(Data items)
○ ○ ○ ○ ○ ○ ○

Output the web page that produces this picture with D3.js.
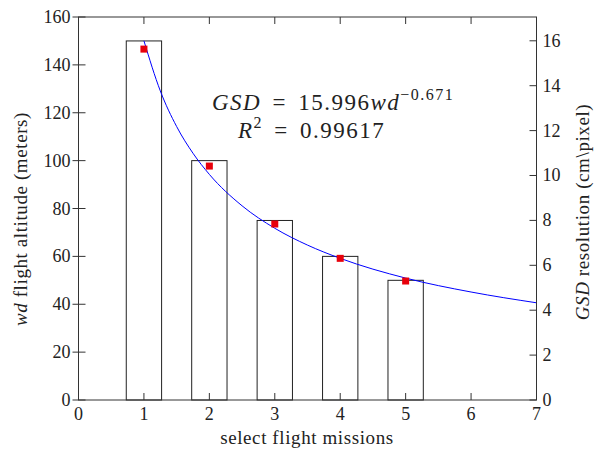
<!DOCTYPE html>
<html><head><meta charset="utf-8">
<script src="https://cdn.jsdelivr.net/npm/d3@7"></script>
<style>
body{margin:0;background:#fff;}
text{font-family:"Liberation Serif","DejaVu Serif",serif;fill:#222;}
</style></head>
<body><svg id="c" width="594" height="450"></svg>
<script>
const missions = [1, 2, 3, 4, 5];
const altitude = [150, 100, 75, 60, 50];
const gsdMeasured = [15.63, 10.42, 7.84, 6.31, 5.30];
const fitX = [1, 1.25, 1.5, 1.75, 2, 2.5, 3, 3.5, 4, 5, 6, 7];
const fitGSD = [16.0, 13.77, 12.18, 10.99, 10.05, 8.65, 7.65, 6.90, 6.31, 5.43, 4.81, 4.33];
const xTicks = [0, 1, 2, 3, 4, 5, 6, 7];
const leftTicks = [0, 20, 40, 60, 80, 100, 120, 140, 160];
const rightTicks = [0, 2, 4, 6, 8, 10, 12, 14, 16];

const L = 78.5, R = 536.5, T = 17, B = 400;
const svg = d3.select("#c");
const x = d3.scaleLinear().domain([0, 7]).range([L, R]);
const yL = d3.scaleLinear().domain([0, 160]).range([B, T]);
const yR = d3.scaleLinear().domain([0, 17.06]).range([B, T]);
const ax = "#333";

// bars
const bw = x(0.27) - x(0);
svg.append("g").selectAll("rect").data(missions).join("rect")
  .attr("x", (d) => x(d) - bw).attr("width", 2 * bw)
  .attr("y", (d, i) => yL(altitude[i])).attr("height", (d, i) => B - yL(altitude[i]))
  .attr("fill", "#fff").attr("stroke", "#222").attr("stroke-width", 1);

// fit curve
const line = d3.line().x((d) => x(d)).y((d, i) => yR(fitGSD[i])).curve(d3.curveMonotoneX);
svg.append("path").attr("d", line(fitX)).attr("fill", "none").attr("stroke", "#0000ff").attr("stroke-width", 1);

// red squares
const s = 7;
svg.append("g").selectAll("rect").data(missions).join("rect")
  .attr("x", (d) => x(d) - s / 2).attr("y", (d, i) => yR(gsdMeasured[i]) - s / 2)
  .attr("width", s).attr("height", s).attr("fill", "#e8000b");

// frame
svg.append("rect").attr("x", L).attr("y", T).attr("width", R - L).attr("height", B - T)
  .attr("fill", "none").attr("stroke", ax).attr("stroke-width", 1);

// ticks
const tk = svg.append("g").attr("stroke", ax).attr("stroke-width", 1);
xTicks.forEach((t) => {
  tk.append("line").attr("x1", x(t)).attr("x2", x(t)).attr("y1", B).attr("y2", B - 7);
  tk.append("line").attr("x1", x(t)).attr("x2", x(t)).attr("y1", T).attr("y2", T + 7);
});
leftTicks.forEach((t) => {
  tk.append("line").attr("x1", L - 6).attr("x2", L + 7).attr("y1", yL(t)).attr("y2", yL(t));
});
rightTicks.forEach((t) => {
  tk.append("line").attr("x1", R - 7).attr("x2", R).attr("y1", yR(t)).attr("y2", yR(t));
});

const fs = 18;
svg.append("g").selectAll("text").data(xTicks).join("text")
  .attr("x", (d) => x(d)).attr("y", B + 20).attr("text-anchor", "middle")
  .attr("font-size", fs).text((d) => d);
svg.append("g").selectAll("text").data(leftTicks).join("text")
  .attr("x", L - 8).attr("y", (d) => yL(d) + 6).attr("text-anchor", "end")
  .attr("font-size", fs).text((d) => d);
svg.append("g").selectAll("text").data(rightTicks).join("text")
  .attr("x", R + 6).attr("y", (d) => yR(d) + 6).attr("text-anchor", "start")
  .attr("font-size", fs).text((d) => d);

// axis labels
svg.append("text").attr("x", 307).attr("y", 444).attr("text-anchor", "middle")
  .attr("font-size", 19).attr("letter-spacing", 0.6).text("select flight missions");
const yl = svg.append("text").attr("transform", "translate(27,219) rotate(-90)")
  .attr("text-anchor", "middle").attr("font-size", 19).attr("letter-spacing", 0.6);
yl.append("tspan").attr("font-style", "italic").text("wd");
yl.append("tspan").text(" flight altitude (meters)");
const yr = svg.append("text").attr("transform", "translate(589,212) rotate(-90)")
  .attr("text-anchor", "middle").attr("font-size", 19).attr("letter-spacing", 0.6);
yr.append("tspan").attr("font-style", "italic").text("GSD");
yr.append("tspan").text(" resolution (cm\\pixel)");

// equation
const e1 = svg.append("text").attr("x", 212).attr("y", 110).attr("font-size", 23)
  .attr("letter-spacing", 1.5).attr("word-spacing", 4);
e1.append("tspan").attr("font-style", "italic").text("GSD");
e1.append("tspan").text(" = 15.996");
e1.append("tspan").attr("font-style", "italic").text("wd");
e1.append("tspan").attr("font-size", 16).attr("dy", -10).text("\u22120.671");
const e2 = svg.append("text").attr("x", 238).attr("y", 138).attr("font-size", 23)
  .attr("letter-spacing", 1.5).attr("word-spacing", 4);
e2.append("tspan").attr("font-style", "italic").text("R");
e2.append("tspan").attr("font-size", 16).attr("dy", -10).text("2");
e2.append("tspan").attr("dy", 10).text(" = 0.99617");
</script></body></html>
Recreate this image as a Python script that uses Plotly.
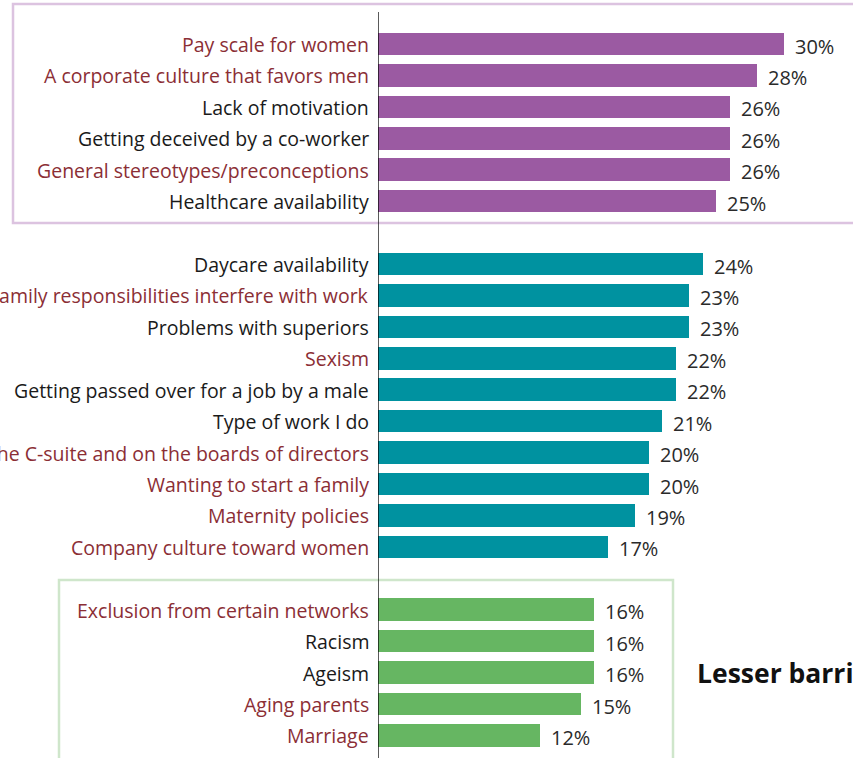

○ ○ ○ ○ ○ ○ ○

- [AIM OF THE TASK] Leave out the pictures and print every line of the data exactly.

- [TASK OUTPUT]
Output the web page that produces this picture with D3.js.
<!DOCTYPE html>
<html><head><meta charset="utf-8">
<script src="https://cdn.jsdelivr.net/npm/d3@7"></script>
<style>
body{margin:0;background:#fff;}
text{font-family:"Liberation Serif","DejaVu Serif",serif;fill:#222;}
</style></head>
<body><svg id="c" width="594" height="450"></svg>
<script>
const missions = [1, 2, 3, 4, 5];
const altitude = [150, 100, 75, 60, 50];
const gsdMeasured = [15.63, 10.42, 7.84, 6.31, 5.30];
const fitX = [1, 1.25, 1.5, 1.75, 2, 2.5, 3, 3.5, 4, 5, 6, 7];
const fitGSD = [16.0, 13.77, 12.18, 10.99, 10.05, 8.65, 7.65, 6.90, 6.31, 5.43, 4.81, 4.33];
const xTicks = [0, 1, 2, 3, 4, 5, 6, 7];
const leftTicks = [0, 20, 40, 60, 80, 100, 120, 140, 160];
const rightTicks = [0, 2, 4, 6, 8, 10, 12, 14, 16];

const L = 78.5, R = 536.5, T = 17, B = 400;
const svg = d3.select("#c");
const x = d3.scaleLinear().domain([0, 7]).range([L, R]);
const yL = d3.scaleLinear().domain([0, 160]).range([B, T]);
const yR = d3.scaleLinear().domain([0, 17.06]).range([B, T]);
const ax = "#333";

// bars
const bw = x(0.27) - x(0);
svg.append("g").selectAll("rect").data(missions).join("rect")
  .attr("x", (d) => x(d) - bw).attr("width", 2 * bw)
  .attr("y", (d, i) => yL(altitude[i])).attr("height", (d, i) => B - yL(altitude[i]))
  .attr("fill", "#fff").attr("stroke", "#222").attr("stroke-width", 1);

// fit curve
const line = d3.line().x((d) => x(d)).y((d, i) => yR(fitGSD[i])).curve(d3.curveMonotoneX);
svg.append("path").attr("d", line(fitX)).attr("fill", "none").attr("stroke", "#0000ff").attr("stroke-width", 1);

// red squares
const s = 7;
svg.append("g").selectAll("rect").data(missions).join("rect")
  .attr("x", (d) => x(d) - s / 2).attr("y", (d, i) => yR(gsdMeasured[i]) - s / 2)
  .attr("width", s).attr("height", s).attr("fill", "#e8000b");

// frame
svg.append("rect").attr("x", L).attr("y", T).attr("width", R - L).attr("height", B - T)
  .attr("fill", "none").attr("stroke", ax).attr("stroke-width", 1);

// ticks
const tk = svg.append("g").attr("stroke", ax).attr("stroke-width", 1);
xTicks.forEach((t) => {
  tk.append("line").attr("x1", x(t)).attr("x2", x(t)).attr("y1", B).attr("y2", B - 7);
  tk.append("line").attr("x1", x(t)).attr("x2", x(t)).attr("y1", T).attr("y2", T + 7);
});
leftTicks.forEach((t) => {
  tk.append("line").attr("x1", L - 6).attr("x2", L + 7).attr("y1", yL(t)).attr("y2", yL(t));
});
rightTicks.forEach((t) => {
  tk.append("line").attr("x1", R - 7).attr("x2", R).attr("y1", yR(t)).attr("y2", yR(t));
});

const fs = 18;
svg.append("g").selectAll("text").data(xTicks).join("text")
  .attr("x", (d) => x(d)).attr("y", B + 20).attr("text-anchor", "middle")
  .attr("font-size", fs).text((d) => d);
svg.append("g").selectAll("text").data(leftTicks).join("text")
  .attr("x", L - 8).attr("y", (d) => yL(d) + 6).attr("text-anchor", "end")
  .attr("font-size", fs).text((d) => d);
svg.append("g").selectAll("text").data(rightTicks).join("text")
  .attr("x", R + 6).attr("y", (d) => yR(d) + 6).attr("text-anchor", "start")
  .attr("font-size", fs).text((d) => d);

// axis labels
svg.append("text").attr("x", 307).attr("y", 444).attr("text-anchor", "middle")
  .attr("font-size", 19).attr("letter-spacing", 0.6).text("select flight missions");
const yl = svg.append("text").attr("transform", "translate(27,219) rotate(-90)")
  .attr("text-anchor", "middle").attr("font-size", 19).attr("letter-spacing", 0.6);
yl.append("tspan").attr("font-style", "italic").text("wd");
yl.append("tspan").text(" flight altitude (meters)");
const yr = svg.append("text").attr("transform", "translate(589,212) rotate(-90)")
  .attr("text-anchor", "middle").attr("font-size", 19).attr("letter-spacing", 0.6);
yr.append("tspan").attr("font-style", "italic").text("GSD");
yr.append("tspan").text(" resolution (cm\\pixel)");

// equation
const e1 = svg.append("text").attr("x", 212).attr("y", 110).attr("font-size", 23)
  .attr("letter-spacing", 1.5).attr("word-spacing", 4);
e1.append("tspan").attr("font-style", "italic").text("GSD");
e1.append("tspan").text(" = 15.996");
e1.append("tspan").attr("font-style", "italic").text("wd");
e1.append("tspan").attr("font-size", 16).attr("dy", -10).text("\u22120.671");
const e2 = svg.append("text").attr("x", 238).attr("y", 138).attr("font-size", 23)
  .attr("letter-spacing", 1.5).attr("word-spacing", 4);
e2.append("tspan").attr("font-style", "italic").text("R");
e2.append("tspan").attr("font-size", 16).attr("dy", -10).text("2");
e2.append("tspan").attr("dy", 10).text(" = 0.99617");
</script></body></html>
Recreate this image as a Python script that uses Plotly.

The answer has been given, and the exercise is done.